# windows 8 - how to see processor & ram specs?



## twicksisted (Dec 10, 2012)

I havent used windows 8 before... I have a mate who has a new pc running windows 8 and he has no idea of the processor & ram installed. Im chatting to him on skype so not physically at the machine... in the regular windows (vista / 7) you could see this info by going to "Control Panel/System"... how does one do this in windows 8? Im guessing its different


----------



## t_ski (Dec 10, 2012)

Does the keyboard shortcut of Windows key + Pause/break still work?


----------



## erixx (Dec 10, 2012)

From Modern Win 8 desktop click on the picture that says "Desktop". Then clic on any folder icon to open file explorer, right click on "Computer" in the hard drisk tree. Go to Properties.

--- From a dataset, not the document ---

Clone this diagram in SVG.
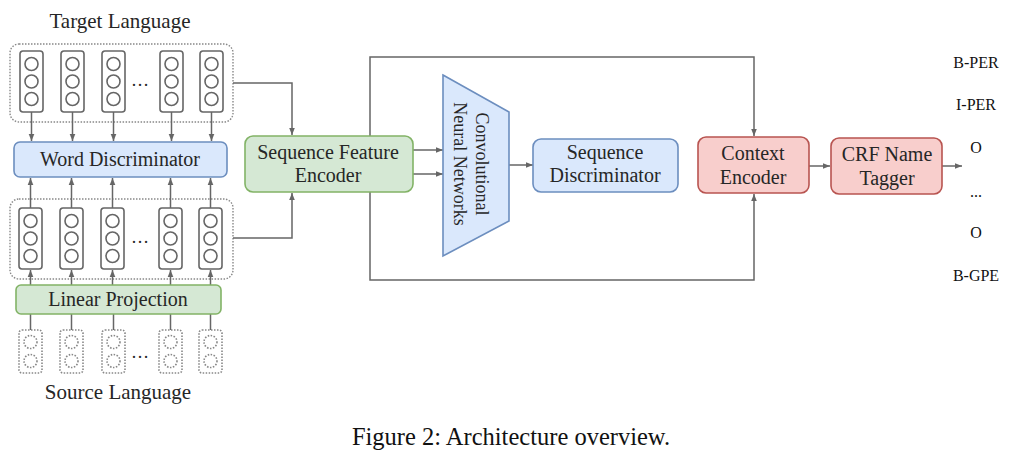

Long way....... or press WinKey+E or Winkey + X -> System


----------



## Drone (Dec 10, 2012)

Oh come on ...

so many ways to do that


1) win + break
2) win + r -> dxdiag -> ok -> system
3) task manager -> performance -> cpu and memory
4) win + r -> msinfo32 -> ok -> system summary

*It's absolutely the same like in all other Windows*


----------



## twicksisted (Dec 10, 2012)

cool thanks guys


----------



## brandonwh64 (Dec 10, 2012)

or just download CPUz?


----------



## Dos101 (Dec 10, 2012)

You can also see it by doing the following:

Go to Desktop mode -> move mouse cursor to bottom right of screen to bring up the charms bar -> click Settings -> click PC Info


----------